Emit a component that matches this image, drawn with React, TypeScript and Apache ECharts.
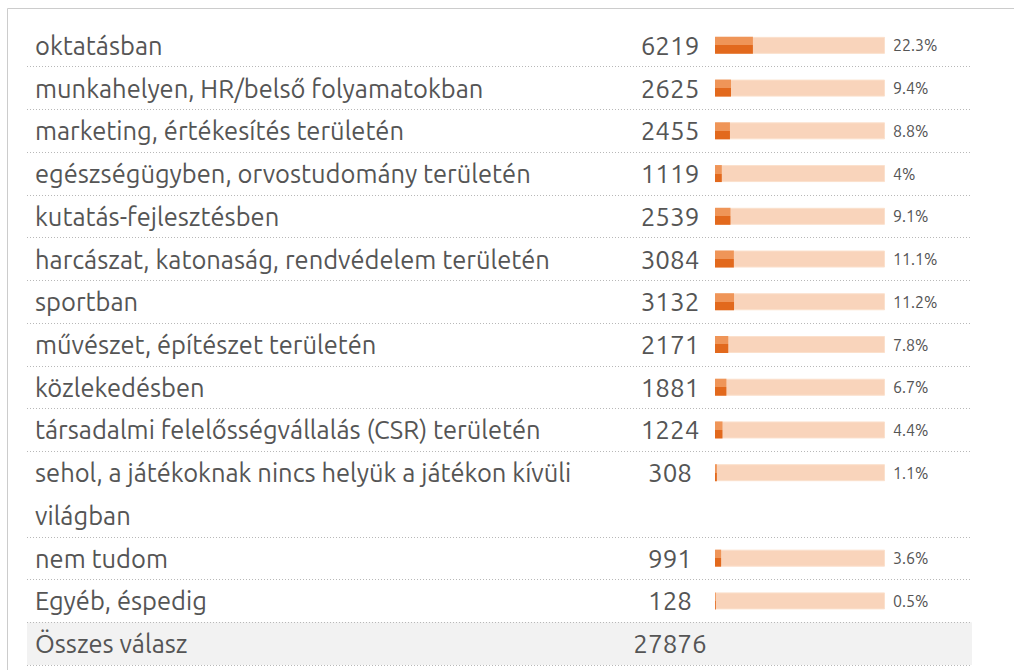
import React, { useEffect, useRef } from "react";
import * as echarts from "echarts";

const categories = [
  "oktatásban",
  "munkahelyen, HR/belső folyamatokban",
  "marketing, értékesítés területén",
  "egészségügyben, orvostudomány területén",
  "kutatás-fejlesztésben",
  "harcászat, katonaság, rendvédelem területén",
  "sportban",
  "művészet, építészet területén",
  "közlekedésben",
  "társadalmi felelősségvállalás (CSR) területén",
  "sehol, a játékoknak nincs helyük a játékon kívüli\nvilágban",
  "nem tudom",
  "Egyéb, éspedig",
];
const counts = [6219, 2625, 2455, 1119, 2539, 3084, 3132, 2171, 1881, 1224, 308, 991, 128];
const percents = [22.3, 9.4, 8.8, 4, 9.1, 11.1, 11.2, 7.8, 6.7, 4.4, 1.1, 3.6, 0.5];
const totalLabel = "Összes válasz";
const totalCount = 27876;

const FONT = "Ubuntu, 'Open Sans', 'Noto Sans', sans-serif";
const TEXT = "#555555";

type Slot = { label: string; kind: "cat" | "cont" | "total"; idx: number };

function buildSlots(): Slot[] {
  const slots: Slot[] = [];
  categories.forEach((c, i) => {
    c.split("\n").forEach((line, j) => {
      slots.push({ label: line, kind: j === 0 ? "cat" : "cont", idx: i });
    });
  });
  slots.push({ label: totalLabel, kind: "total", idx: -1 });
  return slots;
}

export default function App() {
  const ref = useRef<HTMLDivElement>(null);
  useEffect(() => {
    if (!ref.current) return;
    const chart = echarts.init(ref.current, undefined, { renderer: "svg" });
    const slots = buildSlots();
    const slotLabels = slots.map((s) => s.label);
    const areaColors = slots.map((s) => (s.kind === "total" ? "#f2f2f2" : "rgba(0,0,0,0)"));

    const bgData = slots.map((s) => (s.kind === "cat" ? 100 : "-"));
    const pctData = slots.map((s) => (s.kind === "cat" ? percents[s.idx] : "-"));
    const countData = slots.map((s) => (s.kind === "cont" ? "-" : 0));
    const countText = slots.map((s) =>
      s.kind === "cat" ? String(counts[s.idx]) : s.kind === "total" ? String(totalCount) : ""
    );
    const pctText = slots.map((s) => (s.kind === "cat" ? percents[s.idx] + "%" : ""));

    const gridTop = 24;
    const gridBottom = 5;

    chart.setOption({
      animation: false,
      graphic: [
        { type: "line", shape: { x1: 7.5, y1: 8.5, x2: 1014, y2: 8.5 }, style: { stroke: "#cccccc", lineWidth: 1 } },
        { type: "line", shape: { x1: 7.5, y1: 8.5, x2: 7.5, y2: 670 }, style: { stroke: "#cccccc", lineWidth: 1 } },
      ],
      grid: [
        { left: 27, right: 42, top: gridTop, bottom: gridBottom },
        { left: 715, width: 170, top: gridTop, bottom: gridBottom },
      ],
      xAxis: [
        { gridIndex: 0, type: "value", min: 0, max: 1, show: false },
        { gridIndex: 1, type: "value", min: 0, max: 100, show: false },
      ],
      yAxis: [
        {
          gridIndex: 0,
          type: "category",
          inverse: true,
          data: slotLabels,
          axisLine: { show: false },
          axisTick: { show: false },
          axisLabel: {
            inside: true,
            margin: 8,
            interval: 0,
            color: TEXT,
            fontSize: 25.5,
            fontFamily: FONT,
          },
          splitLine: {
            show: true,
            interval: (index: number) => {
              if (index === 0) return false;
              return !(slots[index] && slots[index].kind === "cont");
            },
            lineStyle: { color: "#b8b8b8", type: [1, 2], width: 1 },
          },
          splitArea: { show: true, interval: 0, areaStyle: { color: areaColors } },
        },
        {
          gridIndex: 1,
          type: "category",
          inverse: true,
          data: slotLabels,
          show: false,
        },
      ],
      series: [
        {
          type: "bar",
          xAxisIndex: 1,
          yAxisIndex: 1,
          data: bgData,
          barWidth: 17,
          barGap: "-100%",
          itemStyle: { color: "#f9d4bb", borderColor: "#fbe0cc", borderWidth: 1 },
          label: {
            show: true,
            position: "right",
            distance: 8,
            color: TEXT,
            fontSize: 16,
            fontFamily: FONT,
            formatter: (p: any) => pctText[p.dataIndex],
          },
          z: 2,
        },
        {
          type: "bar",
          xAxisIndex: 1,
          yAxisIndex: 1,
          data: pctData,
          barWidth: 17,
          barGap: "-100%",
          itemStyle: {
            color: new echarts.graphic.LinearGradient(0, 0, 0, 1, [
              { offset: 0, color: "#ef9558" },
              { offset: 0.5, color: "#ef9558" },
              { offset: 0.5, color: "#e2691d" },
              { offset: 1, color: "#e2691d" },
            ]),
          },
          z: 3,
        },
        {
          type: "bar",
          xAxisIndex: 1,
          yAxisIndex: 1,
          data: countData,
          barWidth: 17,
          barGap: "-100%",
          itemStyle: { color: "rgba(0,0,0,0)" },
          label: {
            show: true,
            position: "left",
            distance: 45,
            align: "center",
            color: TEXT,
            fontSize: 26,
            fontFamily: FONT,
            formatter: (p: any) => countText[p.dataIndex],
          },
          z: 4,
        },
      ],
    });
    return () => chart.dispose();
  }, []);
  return (
    <div
      ref={ref}
      style={{ position: "fixed", left: 0, top: 0, width: 1014, height: 670, background: "#fff" }}
    />
  );
}
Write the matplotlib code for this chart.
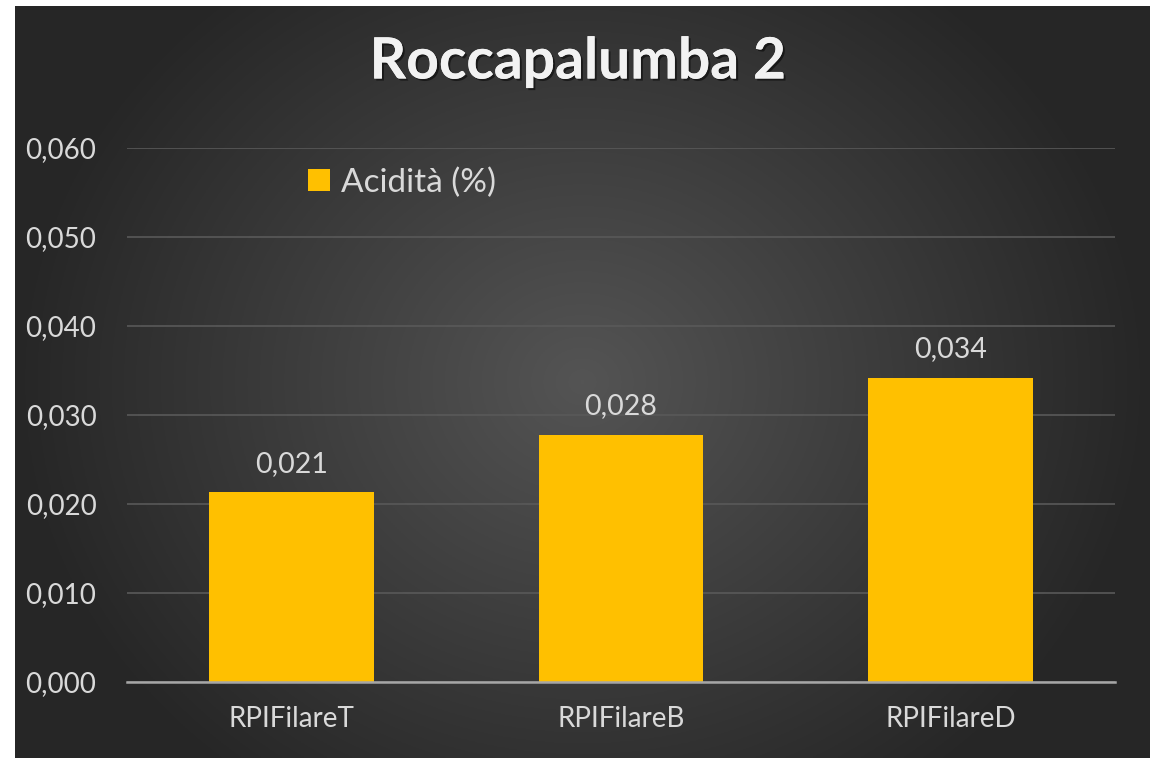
import numpy as np
import matplotlib.pyplot as plt
import matplotlib.patheffects as pe
from matplotlib.ticker import FuncFormatter

categories = ["RPIFilareT", "RPIFilareB", "RPIFilareD"]
acidity = [0.0213, 0.0278, 0.0342]
value_labels = ["0,021", "0,028", "0,034"]
yticks = [0.0, 0.01, 0.02, 0.03, 0.04, 0.05, 0.06]

W, H = 1156, 758
fig = plt.figure(figsize=(W / 100, H / 100), dpi=100)
fig.patch.set_facecolor("white")

# dark panel with radial gradient
bg = fig.add_axes([15 / W, 0, 1135 / W, 752 / H])
yy, xx = np.mgrid[-1:1:400j, -1:1:600j]
r = np.sqrt(xx ** 2 + (yy * 0.75) ** 2)
shade = np.clip(0.33 - 0.18 * r, 0.15, 0.33)
bg.imshow(np.dstack([shade, shade, shade]), aspect="auto", extent=[0, 1, 0, 1])
bg.set_axis_off()

plt.rcParams["font.family"] = ["Lato", "DejaVu Sans"]
txt = "#d9d9d9"

ax = fig.add_axes([127 / W, (H - 682) / H, 988 / W, (682 - 148) / H])
ax.set_facecolor("none")
x = np.arange(len(categories))
bars = ax.bar(x, acidity, width=0.5, color="#ffc000", zorder=3, label="Acidità (%)")
ax.set_xlim(-0.5, 2.5)
ax.set_ylim(0, 0.06)
ax.set_yticks(yticks)
ax.yaxis.set_major_formatter(FuncFormatter(lambda v, p: f"{v:.3f}".replace(".", ",")))
ax.set_xticks(x, categories)
ax.grid(axis="y", color="#595959", linewidth=1.2, zorder=0)
for s in ["top", "right", "left"]:
    ax.spines[s].set_visible(False)
ax.spines["bottom"].set_color("#a6a6a6")
ax.spines["bottom"].set_linewidth(1.8)
ax.spines["bottom"].set_zorder(4)
ax.tick_params(length=0, colors=txt, labelsize=20)
ax.tick_params(axis="y", pad=22)
ax.tick_params(axis="x", pad=17)

for b, lab in zip(bars, value_labels):
    ax.annotate(lab, (b.get_x() + b.get_width() / 2, b.get_height()),
                xytext=(0, 11), textcoords="offset points",
                ha="center", va="bottom", color=txt, fontsize=20.5)

leg = ax.legend(loc="upper left", bbox_to_anchor=(0.153, 1.02), frameon=False,
                fontsize=24, handlelength=0.65, handleheight=0.65, handletextpad=0.35)
for t in leg.get_texts():
    t.set_color(txt)

fig.text(0.5, (H - 62) / H, "Roccapalumba 2", ha="center", va="center",
         fontsize=41, fontweight="bold", color="#f2f2f2",
         path_effects=[pe.withSimplePatchShadow(offset=(1.5, -1.5), shadow_rgbFace="black", alpha=0.5),
                       pe.Normal()])

fig.savefig("out.png", dpi=100, facecolor=fig.get_facecolor())
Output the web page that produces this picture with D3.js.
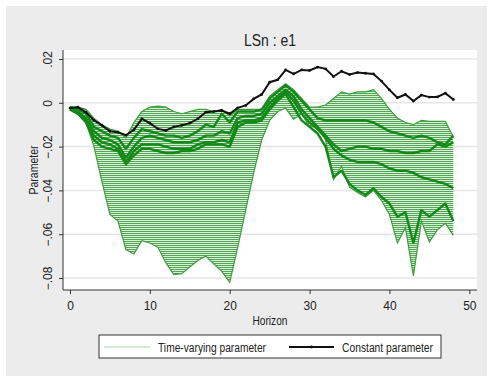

####################

EXERCISE BRIEF: In the listing above, find the line containing "Write the matplotlib code for this chart." and the line containing "yticks = [0.0, 0.01, 0.02, 0.03, 0.04, 0.05, 0.06]", then output those two lines and everything between them exactly as written, without the images.

THE SOLUTION:
Write the matplotlib code for this chart.
import numpy as np
import matplotlib.pyplot as plt
import matplotlib.patheffects as pe
from matplotlib.ticker import FuncFormatter

categories = ["RPIFilareT", "RPIFilareB", "RPIFilareD"]
acidity = [0.0213, 0.0278, 0.0342]
value_labels = ["0,021", "0,028", "0,034"]
yticks = [0.0, 0.01, 0.02, 0.03, 0.04, 0.05, 0.06]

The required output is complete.